#### Dataset excerpt
----------------
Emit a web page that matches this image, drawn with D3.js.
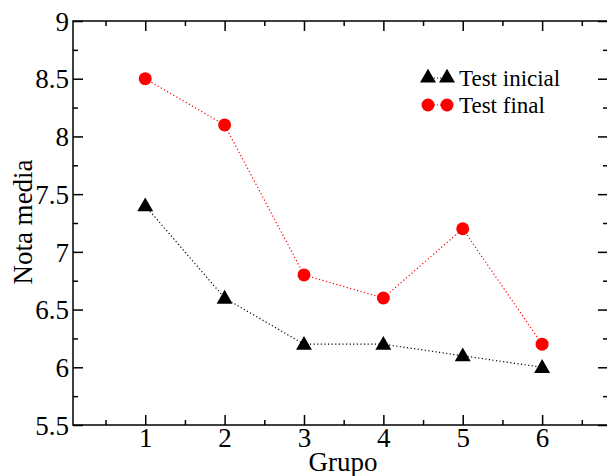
<!DOCTYPE html>
<html><head><meta charset="utf-8">
<script src="https://cdn.jsdelivr.net/npm/d3@7"></script>
<style>body{margin:0;background:#fff}svg{display:block}
svg text{font-family:"Liberation Serif","Times New Roman",Times,"DejaVu Serif",serif !important;}</style>
</head><body>
<script>
const grupos = [1, 2, 3, 4, 5, 6];
const testInicial = [7.4, 6.6, 6.2, 6.2, 6.1, 6.0];
const testFinal = [8.5, 8.1, 6.8, 6.6, 7.2, 6.2];
const yTicks = [5.5, 6, 6.5, 7, 7.5, 8, 8.5, 9];
const yMinor = [5.75, 6.25, 6.75, 7.25, 7.75, 8.25, 8.75];
const xTicks = [1, 2, 3, 4, 5, 6];
const xMinor = [0.5, 1.5, 2.5, 3.5, 4.5, 5.5, 6.5];

const W = 607, H = 476;
const svg = d3.select("body").append("svg").attr("width", W).attr("height", H);

const x = d3.scaleLinear().domain([0.09, 6.83]).range([73, 608]);
const y = d3.scaleLinear().domain([5.5, 9]).range([425, 21]);
const [x0, x1] = x.range();
const [y0, y1] = y.range();

function ax(gen, tr, vals, len, labels) {
  const g = svg.append("g").attr("transform", tr)
    .call(gen.tickValues(vals).tickSize(len).tickSizeOuter(0).tickFormat(labels ? d3.format("") : ""));
  g.select(".domain").remove();
  g.selectAll("line").attr("stroke", "#000").attr("stroke-width", 1.5);
  g.selectAll("text").attr("font-family", null).attr("font-size", 27).attr("fill", "#000");
  g.attr("font-family", null).attr("font-size", null);
  return g;
}
const gb = ax(d3.axisBottom(x), `translate(0,${y0})`, xTicks, -10, true);
gb.selectAll("text").attr("y", 3).attr("dy", "0.71em");
ax(d3.axisBottom(x), `translate(0,${y0})`, xMinor, -5, false);
ax(d3.axisTop(x), `translate(0,${y1})`, xTicks, -10, false);
ax(d3.axisTop(x), `translate(0,${y1})`, xMinor, -5, false);
const gl = ax(d3.axisLeft(y), `translate(${x0},0)`, yTicks, -10, true);
gl.selectAll("text").attr("x", -4).attr("dy", "0.34em");
ax(d3.axisLeft(y), `translate(${x0},0)`, yMinor, -5, false);
ax(d3.axisRight(y), `translate(${x1},0)`, yTicks, -10, false);
ax(d3.axisRight(y), `translate(${x1},0)`, yMinor, -5, false);

svg.append("rect").attr("x", x0).attr("y", y1).attr("width", x1 - x0).attr("height", y0 - y1)
  .attr("fill", "none").attr("stroke", "#000").attr("stroke-width", 1.5);

svg.append("text").attr("x", 343).attr("y", 471).attr("text-anchor", "middle")
  .attr("font-size", 27).text("Grupo");
svg.append("text").attr("transform", "translate(32,222) rotate(-90)").attr("text-anchor", "middle")
  .attr("font-size", 27).text("Nota media");

const line = d3.line().x((d, i) => x(grupos[i])).y(d => y(d));
svg.append("path").datum(testInicial).attr("d", line).attr("fill", "none")
  .attr("stroke", "#000").attr("stroke-width", 1.2).attr("stroke-dasharray", "1.2,2.4");
svg.append("path").datum(testFinal).attr("d", line).attr("fill", "none")
  .attr("stroke", "#f00").attr("stroke-width", 1.2).attr("stroke-dasharray", "1.2,2.4");

const tri = d3.symbol().type(d3.symbolTriangle).size(110);
svg.selectAll(".tri").data(testInicial).enter().append("path")
  .attr("d", tri).attr("transform", (d, i) => `translate(${x(grupos[i])},${y(d) + 1})`).attr("fill", "#000");
svg.selectAll(".cir").data(testFinal).enter().append("circle")
  .attr("cx", (d, i) => x(grupos[i])).attr("cy", d => y(d)).attr("r", 6.5).attr("fill", "#f00");

const lg = svg.append("g");
[428, 447].forEach(px => {
  lg.append("path").attr("d", tri).attr("transform", `translate(${px},78)`).attr("fill", "#000");
  lg.append("circle").attr("cx", px).attr("cy", 105).attr("r", 6.5).attr("fill", "#f00");
});
lg.append("line").attr("x1", 428).attr("x2", 447).attr("y1", 78).attr("y2", 78).attr("stroke", "#000").attr("stroke-dasharray", "1,2");
lg.append("line").attr("x1", 428).attr("x2", 447).attr("y1", 105).attr("y2", 105).attr("stroke", "#f00").attr("stroke-dasharray", "1,2");
lg.append("text").attr("x", 459).attr("y", 86).attr("font-size", 23).text("Test inicial");
lg.append("text").attr("x", 459).attr("y", 113).attr("font-size", 23).text("Test final");
</script>
</body></html>
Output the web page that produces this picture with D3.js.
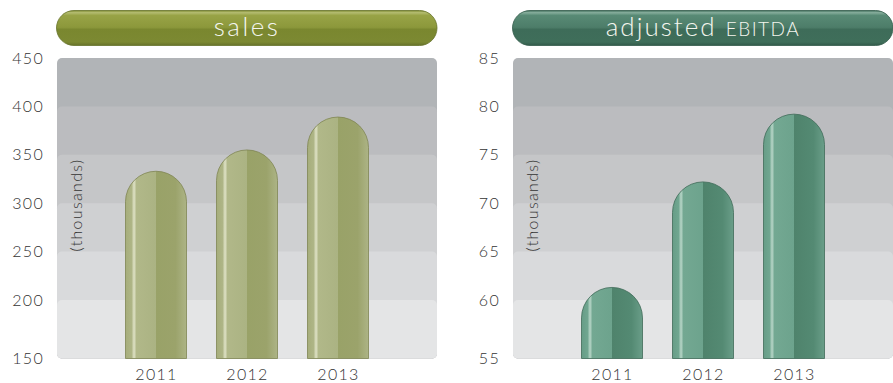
<!DOCTYPE html>
<html>
<head>
<meta charset="utf-8">
<script src="https://cdn.jsdelivr.net/npm/d3@7"></script>
<style>
  html, body { margin: 0; padding: 0; background: #ffffff; }
  svg { display: block; }
  text { font-family: "Lato", sans-serif; font-weight: 300; }
</style>
</head>
<body>
<svg id="chart" width="893" height="383"></svg>
<script>
// Years shown on both panels
const years = ["2011", "2012", "2013"];

// Sales (thousands)
const salesValues = [333, 355, 389];
const salesTicks = [150, 200, 250, 300, 350, 400, 450];

// Adjusted EBITDA (thousands)
const ebitdaValues = [61.3, 72.2, 79.2];
const ebitdaTicks = [55, 60, 65, 70, 75, 80, 85];

const svg = d3.select("#chart");
const defs = svg.append("defs");

// Panel geometry
const plotTop = 58, plotBottom = 358.5, plotWidth = 380;
const bandColors = ["#b1b4b7", "#bbbcbf", "#c5c6c8", "#cfd0d2", "#d9dadc", "#e4e5e6"];
const labelColor = "#333333";

const themes = {
  olive: {
    pill: [["0%", "#7f8b32"], ["6%", "#b4bc70"], ["14%", "#98a346"], ["48%", "#8c983b"], ["54%", "#7a872f"], ["90%", "#7c8932"], ["100%", "#66722a"]],
    pillStroke: "#66722a",
    bar: [["0%", "#a6ad7b"], ["10%", "#aeb586"], ["14%", "#dfe2c6"], ["18%", "#b1b889"], ["49.5%", "#abb383"], ["50.5%", "#99a268"], ["82%", "#9ba36b"], ["100%", "#adb486"]],
    barStroke: "#7f8553"
  },
  teal: {
    pill: [["0%", "#3f6d5a"], ["6%", "#86ad9c"], ["14%", "#588a75"], ["48%", "#4d7d69"], ["54%", "#3e6c59"], ["90%", "#3f6e5a"], ["100%", "#325a4a"]],
    pillStroke: "#325a4a",
    bar: [["0%", "#679d87"], ["10%", "#70a690"], ["14%", "#b8d6c8"], ["18%", "#73a892"], ["49.5%", "#6da38d"], ["50.5%", "#4f836c"], ["82%", "#548a73"], ["100%", "#6a9e89"]],
    barStroke: "#3f6b58"
  }
};

function addGradient(id, stops, vertical) {
  const g = defs.append("linearGradient").attr("id", id)
    .attr("x1", 0).attr("y1", 0)
    .attr("x2", vertical ? 0 : 1).attr("y2", vertical ? 1 : 0);
  stops.forEach(([o, c]) => g.append("stop").attr("offset", o).attr("stop-color", c));
}

Object.entries(themes).forEach(([k, t]) => {
  addGradient("pill-" + k, t.pill, true);
  addGradient("bar-" + k, t.bar, false);
});

function styleLabels(sel) {
  sel.attr("fill", labelColor)
    .style("font-size", "16px")
    .style("font-family", "Lato, sans-serif")
    .style("font-weight", 300)
    .style("letter-spacing", "1.3px");
}

function drawPanel(opts) {
  const { x0, values, ticks, theme, title } = opts;
  const g = svg.append("g");
  const n = ticks.length;

  // Bottom step of the axis is stretched taller than the others
  const y = d3.scaleLinear()
    .domain([ticks[0], ticks[1], ticks[n - 1]])
    .range([plotBottom, 300, plotTop]);

  const x = d3.scalePoint()
    .domain(years)
    .range([x0 + 99, x0 + 281]);

  const barWidth = 61;
  const r = barWidth / 2;

  // Title pill
  const pill = g.append("g");
  pill.append("rect")
    .attr("x", x0 - 0.5).attr("y", 10.5)
    .attr("width", plotWidth + 0.5).attr("height", 35)
    .attr("rx", 17.5)
    .attr("fill", "url(#pill-" + theme + ")")
    .attr("stroke", themes[theme].pillStroke)
    .attr("stroke-width", 0.8);
  const tt = pill.append("text")
    .attr("x", x0 + plotWidth / 2)
    .attr("y", 36)
    .attr("text-anchor", "middle")
    .attr("fill", "#f4f5ee");
  title.forEach(part => {
    tt.append("tspan")
      .style("font-size", part.size + "px")
      .style("letter-spacing", part.spacing + "px")
      .text(part.text);
  });

  // Stacked grey bands, one per tick step
  const bands = ticks.slice(1).reverse();
  g.append("g").selectAll("rect")
    .data(bands)
    .join("rect")
    .attr("x", x0)
    .attr("y", d => y(d))
    .attr("width", plotWidth)
    .attr("height", d => plotBottom - y(d))
    .attr("rx", 5)
    .attr("fill", (d, i) => bandColors[i]);

  // Y axis labels
  const yAxis = d3.axisLeft(y).tickValues(ticks).tickSize(0).tickPadding(13);
  const ya = g.append("g")
    .attr("transform", `translate(${x0},0)`)
    .call(yAxis);
  ya.select(".domain").remove();
  styleLabels(ya.selectAll("text"));

  // Units label
  styleLabels(g.append("text")
    .attr("transform", `translate(${x0 + 25},${205}) rotate(-90)`)
    .attr("text-anchor", "middle")
    .style("letter-spacing", "0.8px")
    .text("(thousands)"));
  g.select("text:last-child").style("letter-spacing", "0.8px");

  // Capsule bars
  g.append("g").selectAll("path")
    .data(values)
    .join("path")
    .attr("d", (v, i) => {
      const cx = x(years[i]);
      const left = cx - r, right = cx + r;
      const top = y(v);
      return `M${left},${plotBottom} L${left},${top + r} A${r},${r} 0 0 1 ${right},${top + r} L${right},${plotBottom} Z`;
    })
    .attr("fill", "url(#bar-" + theme + ")")
    .attr("stroke", themes[theme].barStroke)
    .attr("stroke-width", 0.8);

  // X axis labels
  const xAxis = d3.axisBottom(x).tickSize(0).tickPadding(10);
  const xa = g.append("g")
    .attr("transform", `translate(0,${plotBottom})`)
    .call(xAxis);
  xa.select(".domain").remove();
  styleLabels(xa.selectAll("text"));
}

drawPanel({
  x0: 57, values: salesValues, ticks: salesTicks, theme: "olive",
  title: [{ text: "sales", size: 26, spacing: 2.5 }]
});

drawPanel({
  x0: 513, values: ebitdaValues, ticks: ebitdaTicks, theme: "teal",
  title: [{ text: "adjusted ", size: 26, spacing: 2 }, { text: "EBITDA", size: 19, spacing: 1.5 }]
});
</script>
</body>
</html>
----------------
#### PROMPT
From the first line of the entries above down to the line holding "const [y0, y1] = y.range();", quote each line exactly and nothing else, skipping pictures.

#### THE ANSWER
Emit a web page that matches this image, drawn with D3.js.
<!DOCTYPE html>
<html><head><meta charset="utf-8">
<script src="https://cdn.jsdelivr.net/npm/d3@7"></script>
<style>body{margin:0;background:#fff}svg{display:block}
svg text{font-family:"Liberation Serif","Times New Roman",Times,"DejaVu Serif",serif !important;}</style>
</head><body>
<script>
const grupos = [1, 2, 3, 4, 5, 6];
const testInicial = [7.4, 6.6, 6.2, 6.2, 6.1, 6.0];
const testFinal = [8.5, 8.1, 6.8, 6.6, 7.2, 6.2];
const yTicks = [5.5, 6, 6.5, 7, 7.5, 8, 8.5, 9];
const yMinor = [5.75, 6.25, 6.75, 7.25, 7.75, 8.25, 8.75];
const xTicks = [1, 2, 3, 4, 5, 6];
const xMinor = [0.5, 1.5, 2.5, 3.5, 4.5, 5.5, 6.5];

const W = 607, H = 476;
const svg = d3.select("body").append("svg").attr("width", W).attr("height", H);

const x = d3.scaleLinear().domain([0.09, 6.83]).range([73, 608]);
const y = d3.scaleLinear().domain([5.5, 9]).range([425, 21]);
const [x0, x1] = x.range();
const [y0, y1] = y.range();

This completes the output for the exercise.